Repenning credits her experiences in the South Dakota Junior Hereford Association, 4-H, FFA and the South Dakota Beef Ambassador Program for preparing her for this role with the Hereford breed. In the months leading up to this year's junior national show, held in Pennsylvania, she pored over issues of the Hereford World to make sure she was knowledgeable in every aspect of the breed.
Her childhood spent on her family's operation, Blacktop Farms, a 250-head purebred Hereford and Angus business established by parents Steve and Lori, helped instill in her a passion for the breed and for the cattle business.
"I've always been involved in every aspect of our family's business," said Repenning. "In addition to raising cattle, my sister Abby and I have been lucky to be involved in the junior breed programs, as well. I believe today's junior members are creating tomorrow's beef, so the decisions they make are not only impacting what happens in the show ring but are also determining what will be sold at the grocery store, too. We figure if we aren't raising cattle that will also go and make good bulls and females that will do well in the pasture and on the rail, then what's the point of raising them?"
Repenning ran for the board on the platform of increasing the use of genomic-enhanced expected progeny differences (GE-EPDs) in the breed and educating juniors about new technologies the breed has to offer.

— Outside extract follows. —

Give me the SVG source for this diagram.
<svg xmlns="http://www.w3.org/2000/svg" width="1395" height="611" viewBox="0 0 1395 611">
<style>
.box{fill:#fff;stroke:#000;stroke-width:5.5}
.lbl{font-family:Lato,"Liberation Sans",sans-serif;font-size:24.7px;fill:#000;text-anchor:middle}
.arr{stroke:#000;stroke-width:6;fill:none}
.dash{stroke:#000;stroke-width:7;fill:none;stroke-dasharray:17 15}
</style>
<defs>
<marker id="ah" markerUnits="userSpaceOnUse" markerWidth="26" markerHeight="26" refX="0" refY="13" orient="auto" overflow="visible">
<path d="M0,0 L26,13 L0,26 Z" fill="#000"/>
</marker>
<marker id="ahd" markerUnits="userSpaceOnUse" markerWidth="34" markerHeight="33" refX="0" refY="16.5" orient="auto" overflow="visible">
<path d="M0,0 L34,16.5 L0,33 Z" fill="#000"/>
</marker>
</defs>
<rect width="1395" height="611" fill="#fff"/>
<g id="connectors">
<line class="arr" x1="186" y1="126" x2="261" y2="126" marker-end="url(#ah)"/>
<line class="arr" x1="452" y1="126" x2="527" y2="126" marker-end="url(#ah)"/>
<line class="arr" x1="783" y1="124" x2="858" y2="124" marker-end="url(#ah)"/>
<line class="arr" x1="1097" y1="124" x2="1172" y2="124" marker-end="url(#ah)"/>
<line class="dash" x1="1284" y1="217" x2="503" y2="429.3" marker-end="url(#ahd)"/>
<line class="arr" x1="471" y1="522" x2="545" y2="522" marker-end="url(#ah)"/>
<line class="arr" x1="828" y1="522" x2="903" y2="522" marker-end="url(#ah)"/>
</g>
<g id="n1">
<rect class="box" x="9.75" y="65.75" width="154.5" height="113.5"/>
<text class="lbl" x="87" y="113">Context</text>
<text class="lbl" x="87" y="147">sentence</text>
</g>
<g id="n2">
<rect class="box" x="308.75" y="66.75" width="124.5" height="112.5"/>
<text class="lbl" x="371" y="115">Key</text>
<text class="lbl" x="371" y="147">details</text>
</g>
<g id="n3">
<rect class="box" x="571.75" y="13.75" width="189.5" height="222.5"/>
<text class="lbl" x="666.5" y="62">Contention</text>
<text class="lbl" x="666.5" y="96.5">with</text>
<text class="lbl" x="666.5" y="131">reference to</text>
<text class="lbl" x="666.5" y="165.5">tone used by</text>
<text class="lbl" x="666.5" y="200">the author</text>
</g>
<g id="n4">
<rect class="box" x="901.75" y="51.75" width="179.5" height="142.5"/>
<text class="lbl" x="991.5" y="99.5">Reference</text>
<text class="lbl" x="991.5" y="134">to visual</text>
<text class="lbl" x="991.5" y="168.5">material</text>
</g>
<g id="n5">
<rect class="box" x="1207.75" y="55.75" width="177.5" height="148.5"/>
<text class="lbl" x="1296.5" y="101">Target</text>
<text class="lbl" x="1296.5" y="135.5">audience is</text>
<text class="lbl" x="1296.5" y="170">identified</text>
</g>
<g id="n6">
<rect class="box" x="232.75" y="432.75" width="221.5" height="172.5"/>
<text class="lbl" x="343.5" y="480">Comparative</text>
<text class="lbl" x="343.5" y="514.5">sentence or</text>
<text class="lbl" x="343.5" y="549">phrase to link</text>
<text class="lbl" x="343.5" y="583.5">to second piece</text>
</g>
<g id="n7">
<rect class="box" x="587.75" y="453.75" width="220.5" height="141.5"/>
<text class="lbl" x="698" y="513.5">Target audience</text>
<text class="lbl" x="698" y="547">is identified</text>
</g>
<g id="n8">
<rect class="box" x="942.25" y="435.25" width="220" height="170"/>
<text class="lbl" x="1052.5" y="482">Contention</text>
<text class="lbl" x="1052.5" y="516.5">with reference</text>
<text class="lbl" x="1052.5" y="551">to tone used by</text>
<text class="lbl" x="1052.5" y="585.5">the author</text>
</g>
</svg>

"With the ever persistent competition between breeds, it's important to me as a Hereford breeder to raise the best cattle I can. A recent poll from BEEF magazine found a 39 percent increase in the use of Hereford genetics across the commercial industry," said Repenning. "If GE-EPDs are utilized, they help to predict a more accurate portrayal of an animal's genetic merit earlier in life. Utilizing these tools from the beginning of a junior's production career could help significantly increase their total herd value and future profits. The tool allows producers to take advantage of the value of time and make appropriate decisions about genetic selection earlier. In fact, depending on the trait, GE-EPDs on an unproven animal have the same amount of accuracy as if they had already sired 8-20 calves."
Repenning believes that by educating juniors about this new technology and others available within the beef industry, they can raise better cattle and beef down the road.

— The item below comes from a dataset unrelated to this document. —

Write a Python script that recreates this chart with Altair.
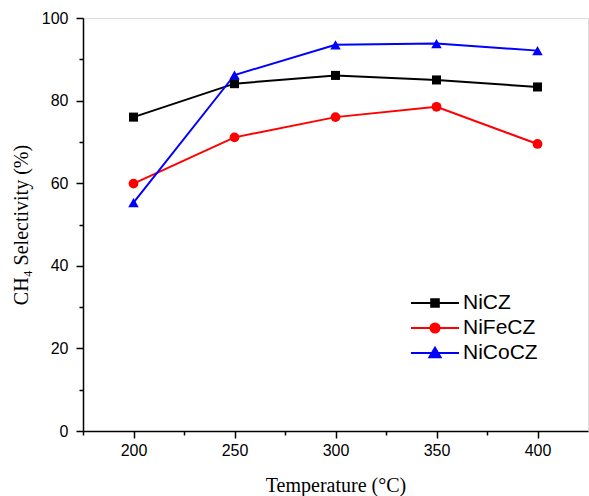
import altair as alt
import pandas as pd

# ---- data ----
temperatures = [200, 250, 300, 350, 400]
nicz = [76.0, 84.1, 86.1, 85.0, 83.3]
nifecz = [59.9, 71.1, 76.0, 78.5, 69.5]
nicocz = [55.3, 86.2, 93.5, 93.8, 92.1]
series_names = ["NiCZ", "NiFeCZ", "NiCoCZ"]
series_colors = ["#000000", "#ff0000", "#0000ff"]
series_shapes = ["square", "circle", "triangle-up"]
series_marker_sizes = [75, 82, 110]
x_tick_values = [175, 200, 225, 250, 275, 300, 325, 350, 375, 400]
y_tick_values = [0, 10, 20, 30, 40, 50, 60, 70, 80, 90, 100]

rows = []
for name, vals in zip(series_names, [nicz, nifecz, nicocz]):
    for t, v in zip(temperatures, vals):
        rows.append({"Temperature": t, "Selectivity": v, "Series": name})
df = pd.DataFrame(rows)

# marker scales use a reversed domain order (same mapping) so their hidden
# legends are not merged into the colour legend
rev_names = series_names[::-1]
rev_colors = series_colors[::-1]
rev_shapes = series_shapes[::-1]
rev_sizes = series_marker_sizes[::-1]

# legend symbols: a line with the marker in the middle
line_path = "M-2.4,0H2.4"
legend_paths = {
    "NiCZ": line_path + "M-0.38,-0.38H0.38V0.38H-0.38Z",
    "NiFeCZ": line_path + "M-0.46,0A0.46,0.46,0,1,0,0.46,0A0.46,0.46,0,1,0,-0.46,0Z",
    "NiCoCZ": line_path + "M0,-0.52L0.56,0.42H-0.56Z",
}
sym_expr = "datum.value === 'NiCZ' ? '%s' : datum.value === 'NiFeCZ' ? '%s' : '%s'" % (
    legend_paths["NiCZ"], legend_paths["NiFeCZ"], legend_paths["NiCoCZ"])

legend = alt.Legend(
    title=None, orient="none", legendX=341, legendY=274, padding=0,
    symbolSize=400, labelOffset=17, rowPadding=4,
    labelFont="Liberation Sans", labelFontSize=21, labelColor="black",
    symbolStrokeWidth=2, symbolOpacity=1,
    symbolType={"expr": sym_expr},
    symbolFillColor={"expr": "scale('color', datum.value)"},
)

x_axis = alt.Axis(
    values=x_tick_values,
    labelExpr="datum.value % 50 === 0 ? datum.label : ''",
    tickSize={"condition": {"test": "datum.value % 50 === 0", "value": 7}, "value": 4},
    labelOverlap=False, grid=False,
    domainColor="black", domainWidth=1.5, tickColor="black", tickWidth=1.5,
    labelFont="Liberation Sans", labelFontSize=16, labelColor="black", labelPadding=4,
    title="Temperature (°C)", titleFont="Liberation Serif", titleFontSize=20,
    titleFontWeight="normal", titleColor="black", titlePadding=17,
)
y_axis = alt.Axis(
    values=y_tick_values,
    labelExpr="datum.value % 20 === 0 ? datum.label : ''",
    tickSize={"condition": {"test": "datum.value % 20 === 0", "value": 7}, "value": 4},
    labelOverlap=False, grid=False,
    domainColor="black", domainWidth=1.5, tickColor="black", tickWidth=1.5,
    labelFont="Liberation Sans", labelFontSize=16, labelColor="black", labelPadding=8,
    title="CH₄ Selectivity (%)", titleFont="Liberation Serif", titleFontSize=20,
    titleFontWeight="normal", titleColor="black", titlePadding=10,
)

x_enc = alt.X("Temperature:Q", scale=alt.Scale(domain=[175, 425], nice=False, zero=False), axis=x_axis)
y_enc = alt.Y("Selectivity:Q", scale=alt.Scale(domain=[0, 100], nice=False), axis=y_axis)

lines = alt.Chart(df).mark_line(strokeWidth=2).encode(
    x=x_enc, y=y_enc,
    color=alt.Color("Series:N", scale=alt.Scale(domain=series_names, range=series_colors), legend=legend),
)
points = alt.Chart(df).mark_point(filled=True, opacity=1, strokeWidth=0).encode(
    x=x_enc, y=y_enc,
    fill=alt.Fill("Series:N", scale=alt.Scale(domain=rev_names, range=rev_colors), legend=None),
    shape=alt.Shape("Series:N", scale=alt.Scale(domain=rev_names, range=rev_shapes), legend=None),
    size=alt.Size("Series:N", scale=alt.Scale(domain=rev_names, range=rev_sizes), legend=None),
)

chart = alt.layer(lines, points).properties(
    width=505, height=413,
    autosize=alt.AutoSizeParams(type="none"),
    padding={"left": 83, "top": 18, "right": 1, "bottom": 65},
).configure_view(stroke="black", strokeWidth=1.5).configure(background="white")

chart.save("out.html", embed_options={"renderer": "svg", "actions": False})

In the future, she plans to pursue a masters in animal nutrition and continue to grow and improve her Hereford herd.
"I'm excited to be involved in the beef industry right now," she said. "There are a lot of great opportunities for young people to stay involved in production agriculture right now, and I'm proud to raise Hereford cattle and be involved in this breed that I love."
Both Repenning and Rogen are looking forward to the upcoming years serving on their respective national boards and to staying involved in the cattle business in their adult years, as well. Today's youth are tomorrow's cattlemen, and junior activities are certainly helping to shape these youth into strong leaders for the industry.
Cutline of Kelsey Repenning (photo courtesy of Legacy Livestock Imaging): "I believe today's junior members are creating tomorrow's beef, so the decisions they make are not only impacting what happens in the show ring but are also determining what will be sold at the grocery store, too," says Kelsey Repenning, Mitchell, SD.
Cutline of Alex Rogen (photo courtesy of Jeanie Bruggeman): "With rising prices in beef and lower cattle numbers, there are both opportunities and challenges to fill that void. However, I don't think the people who raise beef are scared of a challenge," says Alex Rogen, Brandon, S.D.